## REQUIREMENTS
Repeat, exactly and in full, the lines of the listing below, but without any pictures.

## COLLECTED MATERIAL
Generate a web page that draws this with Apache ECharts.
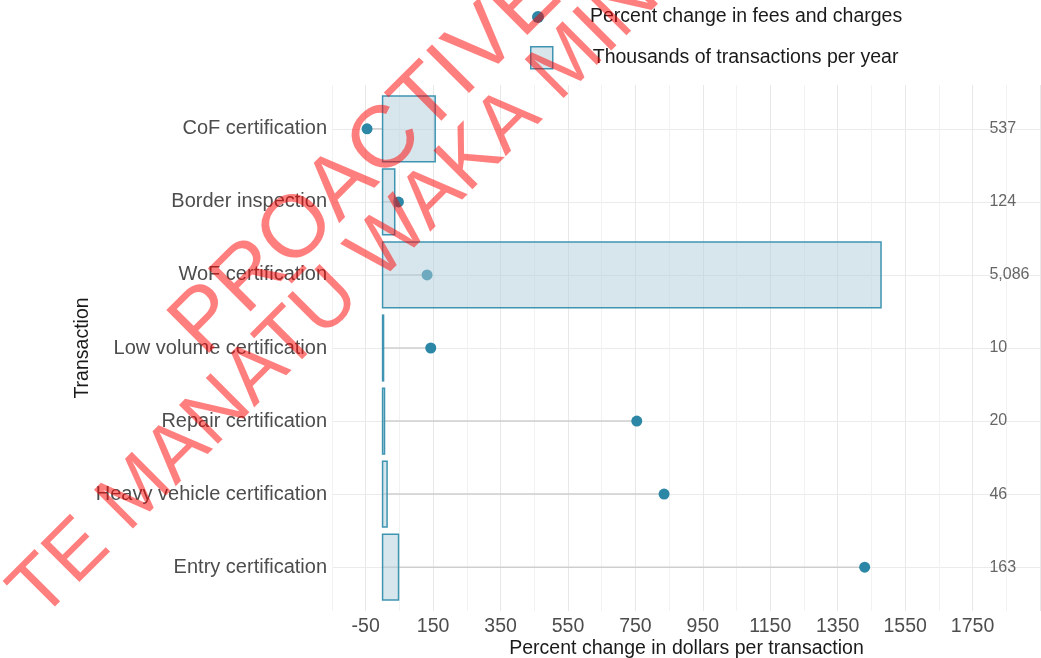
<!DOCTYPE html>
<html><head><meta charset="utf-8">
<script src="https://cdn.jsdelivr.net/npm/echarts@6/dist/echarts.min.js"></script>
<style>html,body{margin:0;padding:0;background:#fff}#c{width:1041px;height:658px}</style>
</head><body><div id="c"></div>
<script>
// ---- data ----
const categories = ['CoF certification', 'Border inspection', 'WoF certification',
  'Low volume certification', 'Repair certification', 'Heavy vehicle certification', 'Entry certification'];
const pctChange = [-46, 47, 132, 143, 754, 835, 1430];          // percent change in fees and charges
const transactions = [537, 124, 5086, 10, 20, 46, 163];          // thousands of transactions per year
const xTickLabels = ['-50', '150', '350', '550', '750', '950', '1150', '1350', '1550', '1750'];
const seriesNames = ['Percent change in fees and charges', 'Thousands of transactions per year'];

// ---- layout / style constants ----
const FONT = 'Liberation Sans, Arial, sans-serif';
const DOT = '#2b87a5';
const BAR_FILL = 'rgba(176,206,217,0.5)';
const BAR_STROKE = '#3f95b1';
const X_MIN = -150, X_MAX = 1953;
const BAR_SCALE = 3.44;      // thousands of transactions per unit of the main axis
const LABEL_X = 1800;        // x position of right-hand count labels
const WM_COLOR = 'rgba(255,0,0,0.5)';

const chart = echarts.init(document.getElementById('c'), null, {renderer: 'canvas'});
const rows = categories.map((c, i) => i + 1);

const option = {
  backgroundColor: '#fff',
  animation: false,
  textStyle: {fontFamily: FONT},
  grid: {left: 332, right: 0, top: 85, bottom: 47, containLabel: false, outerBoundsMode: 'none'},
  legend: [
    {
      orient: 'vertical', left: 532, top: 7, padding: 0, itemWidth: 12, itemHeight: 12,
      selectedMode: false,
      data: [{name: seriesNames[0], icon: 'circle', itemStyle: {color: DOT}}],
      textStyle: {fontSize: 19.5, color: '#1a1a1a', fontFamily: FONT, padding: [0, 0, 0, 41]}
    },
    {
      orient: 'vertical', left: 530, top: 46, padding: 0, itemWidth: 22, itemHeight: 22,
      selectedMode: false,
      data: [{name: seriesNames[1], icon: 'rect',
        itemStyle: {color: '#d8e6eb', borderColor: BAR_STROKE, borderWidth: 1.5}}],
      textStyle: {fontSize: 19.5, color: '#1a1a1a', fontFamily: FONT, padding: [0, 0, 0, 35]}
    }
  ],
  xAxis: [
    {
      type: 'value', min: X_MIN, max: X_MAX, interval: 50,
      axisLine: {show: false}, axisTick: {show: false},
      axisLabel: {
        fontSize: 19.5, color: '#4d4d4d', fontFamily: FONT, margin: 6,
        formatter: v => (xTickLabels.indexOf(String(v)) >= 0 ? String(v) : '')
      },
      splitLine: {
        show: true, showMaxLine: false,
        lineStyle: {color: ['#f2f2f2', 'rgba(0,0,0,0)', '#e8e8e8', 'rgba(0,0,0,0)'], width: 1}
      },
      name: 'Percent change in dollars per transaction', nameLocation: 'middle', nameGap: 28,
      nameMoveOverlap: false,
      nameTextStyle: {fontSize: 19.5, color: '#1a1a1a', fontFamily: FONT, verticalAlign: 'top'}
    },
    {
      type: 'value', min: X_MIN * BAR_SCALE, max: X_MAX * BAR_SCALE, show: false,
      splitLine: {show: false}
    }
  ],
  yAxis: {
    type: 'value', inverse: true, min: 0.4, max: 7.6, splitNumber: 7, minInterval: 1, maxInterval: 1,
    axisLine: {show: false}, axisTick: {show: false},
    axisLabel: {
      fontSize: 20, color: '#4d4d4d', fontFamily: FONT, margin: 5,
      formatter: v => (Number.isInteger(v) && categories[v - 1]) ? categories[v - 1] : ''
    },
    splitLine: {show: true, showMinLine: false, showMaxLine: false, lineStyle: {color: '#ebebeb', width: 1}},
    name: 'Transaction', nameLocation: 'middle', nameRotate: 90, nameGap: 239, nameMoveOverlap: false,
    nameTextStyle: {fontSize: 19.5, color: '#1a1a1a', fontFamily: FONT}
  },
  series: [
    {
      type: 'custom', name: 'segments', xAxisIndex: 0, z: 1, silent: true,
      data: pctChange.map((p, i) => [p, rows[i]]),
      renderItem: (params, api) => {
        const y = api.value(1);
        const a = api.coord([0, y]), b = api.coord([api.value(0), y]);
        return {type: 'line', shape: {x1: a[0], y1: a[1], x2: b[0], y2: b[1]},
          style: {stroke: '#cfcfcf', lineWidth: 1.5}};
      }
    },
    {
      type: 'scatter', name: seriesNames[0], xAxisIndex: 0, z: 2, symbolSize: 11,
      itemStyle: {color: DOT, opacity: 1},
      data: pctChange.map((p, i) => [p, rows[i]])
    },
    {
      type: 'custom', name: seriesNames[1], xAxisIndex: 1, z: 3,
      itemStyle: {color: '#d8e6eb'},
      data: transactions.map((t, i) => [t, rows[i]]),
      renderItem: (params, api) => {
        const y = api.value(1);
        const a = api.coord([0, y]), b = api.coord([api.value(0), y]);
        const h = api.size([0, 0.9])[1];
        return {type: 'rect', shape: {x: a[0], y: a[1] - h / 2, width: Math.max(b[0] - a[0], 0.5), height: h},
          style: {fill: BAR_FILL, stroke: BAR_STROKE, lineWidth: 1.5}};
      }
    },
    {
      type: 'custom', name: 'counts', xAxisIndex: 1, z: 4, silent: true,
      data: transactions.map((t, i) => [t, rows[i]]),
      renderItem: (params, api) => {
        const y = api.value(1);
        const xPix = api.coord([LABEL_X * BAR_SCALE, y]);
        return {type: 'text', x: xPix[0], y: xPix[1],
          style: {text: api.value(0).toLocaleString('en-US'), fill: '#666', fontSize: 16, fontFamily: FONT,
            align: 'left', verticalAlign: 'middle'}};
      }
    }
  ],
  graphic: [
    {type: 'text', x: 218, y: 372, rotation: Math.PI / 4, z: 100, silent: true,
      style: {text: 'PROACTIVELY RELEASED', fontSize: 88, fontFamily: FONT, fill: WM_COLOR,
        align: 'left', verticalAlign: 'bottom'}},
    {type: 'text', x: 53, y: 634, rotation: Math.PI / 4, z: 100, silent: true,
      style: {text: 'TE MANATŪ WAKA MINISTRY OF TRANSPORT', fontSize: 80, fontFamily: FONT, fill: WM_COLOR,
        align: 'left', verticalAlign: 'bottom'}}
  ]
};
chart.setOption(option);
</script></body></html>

## FINISHED TASK
Generate a web page that draws this with Apache ECharts.
<!DOCTYPE html>
<html><head><meta charset="utf-8">
<script src="https://cdn.jsdelivr.net/npm/echarts@6/dist/echarts.min.js"></script>
<style>html,body{margin:0;padding:0;background:#fff}#c{width:1041px;height:658px}</style>
</head><body><div id="c"></div>
<script>
// ---- data ----
const categories = ['CoF certification', 'Border inspection', 'WoF certification',
  'Low volume certification', 'Repair certification', 'Heavy vehicle certification', 'Entry certification'];
const pctChange = [-46, 47, 132, 143, 754, 835, 1430];          // percent change in fees and charges
const transactions = [537, 124, 5086, 10, 20, 46, 163];          // thousands of transactions per year
const xTickLabels = ['-50', '150', '350', '550', '750', '950', '1150', '1350', '1550', '1750'];
const seriesNames = ['Percent change in fees and charges', 'Thousands of transactions per year'];

// ---- layout / style constants ----
const FONT = 'Liberation Sans, Arial, sans-serif';
const DOT = '#2b87a5';
const BAR_FILL = 'rgba(176,206,217,0.5)';
const BAR_STROKE = '#3f95b1';
const X_MIN = -150, X_MAX = 1953;
const BAR_SCALE = 3.44;      // thousands of transactions per unit of the main axis
const LABEL_X = 1800;        // x position of right-hand count labels
const WM_COLOR = 'rgba(255,0,0,0.5)';

const chart = echarts.init(document.getElementById('c'), null, {renderer: 'canvas'});
const rows = categories.map((c, i) => i + 1);

const option = {
  backgroundColor: '#fff',
  animation: false,
  textStyle: {fontFamily: FONT},
  grid: {left: 332, right: 0, top: 85, bottom: 47, containLabel: false, outerBoundsMode: 'none'},
  legend: [
    {
      orient: 'vertical', left: 532, top: 7, padding: 0, itemWidth: 12, itemHeight: 12,
      selectedMode: false,
      data: [{name: seriesNames[0], icon: 'circle', itemStyle: {color: DOT}}],
      textStyle: {fontSize: 19.5, color: '#1a1a1a', fontFamily: FONT, padding: [0, 0, 0, 41]}
    },
    {
      orient: 'vertical', left: 530, top: 46, padding: 0, itemWidth: 22, itemHeight: 22,
      selectedMode: false,
      data: [{name: seriesNames[1], icon: 'rect',
        itemStyle: {color: '#d8e6eb', borderColor: BAR_STROKE, borderWidth: 1.5}}],
      textStyle: {fontSize: 19.5, color: '#1a1a1a', fontFamily: FONT, padding: [0, 0, 0, 35]}
    }
  ],
  xAxis: [
    {
      type: 'value', min: X_MIN, max: X_MAX, interval: 50,
      axisLine: {show: false}, axisTick: {show: false},
      axisLabel: {
        fontSize: 19.5, color: '#4d4d4d', fontFamily: FONT, margin: 6,
        formatter: v => (xTickLabels.indexOf(String(v)) >= 0 ? String(v) : '')
      },
      splitLine: {
        show: true, showMaxLine: false,
        lineStyle: {color: ['#f2f2f2', 'rgba(0,0,0,0)', '#e8e8e8', 'rgba(0,0,0,0)'], width: 1}
      },
      name: 'Percent change in dollars per transaction', nameLocation: 'middle', nameGap: 28,
      nameMoveOverlap: false,
      nameTextStyle: {fontSize: 19.5, color: '#1a1a1a', fontFamily: FONT, verticalAlign: 'top'}
    },
    {
      type: 'value', min: X_MIN * BAR_SCALE, max: X_MAX * BAR_SCALE, show: false,
      splitLine: {show: false}
    }
  ],
  yAxis: {
    type: 'value', inverse: true, min: 0.4, max: 7.6, splitNumber: 7, minInterval: 1, maxInterval: 1,
    axisLine: {show: false}, axisTick: {show: false},
    axisLabel: {
      fontSize: 20, color: '#4d4d4d', fontFamily: FONT, margin: 5,
      formatter: v => (Number.isInteger(v) && categories[v - 1]) ? categories[v - 1] : ''
    },
    splitLine: {show: true, showMinLine: false, showMaxLine: false, lineStyle: {color: '#ebebeb', width: 1}},
    name: 'Transaction', nameLocation: 'middle', nameRotate: 90, nameGap: 239, nameMoveOverlap: false,
    nameTextStyle: {fontSize: 19.5, color: '#1a1a1a', fontFamily: FONT}
  },
  series: [
    {
      type: 'custom', name: 'segments', xAxisIndex: 0, z: 1, silent: true,
      data: pctChange.map((p, i) => [p, rows[i]]),
      renderItem: (params, api) => {
        const y = api.value(1);
        const a = api.coord([0, y]), b = api.coord([api.value(0), y]);
        return {type: 'line', shape: {x1: a[0], y1: a[1], x2: b[0], y2: b[1]},
          style: {stroke: '#cfcfcf', lineWidth: 1.5}};
      }
    },
    {
      type: 'scatter', name: seriesNames[0], xAxisIndex: 0, z: 2, symbolSize: 11,
      itemStyle: {color: DOT, opacity: 1},
      data: pctChange.map((p, i) => [p, rows[i]])
    },
    {
      type: 'custom', name: seriesNames[1], xAxisIndex: 1, z: 3,
      itemStyle: {color: '#d8e6eb'},
      data: transactions.map((t, i) => [t, rows[i]]),
      renderItem: (params, api) => {
        const y = api.value(1);
        const a = api.coord([0, y]), b = api.coord([api.value(0), y]);
        const h = api.size([0, 0.9])[1];
        return {type: 'rect', shape: {x: a[0], y: a[1] - h / 2, width: Math.max(b[0] - a[0], 0.5), height: h},
          style: {fill: BAR_FILL, stroke: BAR_STROKE, lineWidth: 1.5}};
      }
    },
    {
      type: 'custom', name: 'counts', xAxisIndex: 1, z: 4, silent: true,
      data: transactions.map((t, i) => [t, rows[i]]),
      renderItem: (params, api) => {
        const y = api.value(1);
        const xPix = api.coord([LABEL_X * BAR_SCALE, y]);
        return {type: 'text', x: xPix[0], y: xPix[1],
          style: {text: api.value(0).toLocaleString('en-US'), fill: '#666', fontSize: 16, fontFamily: FONT,
            align: 'left', verticalAlign: 'middle'}};
      }
    }
  ],
  graphic: [
    {type: 'text', x: 218, y: 372, rotation: Math.PI / 4, z: 100, silent: true,
      style: {text: 'PROACTIVELY RELEASED', fontSize: 88, fontFamily: FONT, fill: WM_COLOR,
        align: 'left', verticalAlign: 'bottom'}},
    {type: 'text', x: 53, y: 634, rotation: Math.PI / 4, z: 100, silent: true,
      style: {text: 'TE MANATŪ WAKA MINISTRY OF TRANSPORT', fontSize: 80, fontFamily: FONT, fill: WM_COLOR,
        align: 'left', verticalAlign: 'bottom'}}
  ]
};
chart.setOption(option);
</script></body></html>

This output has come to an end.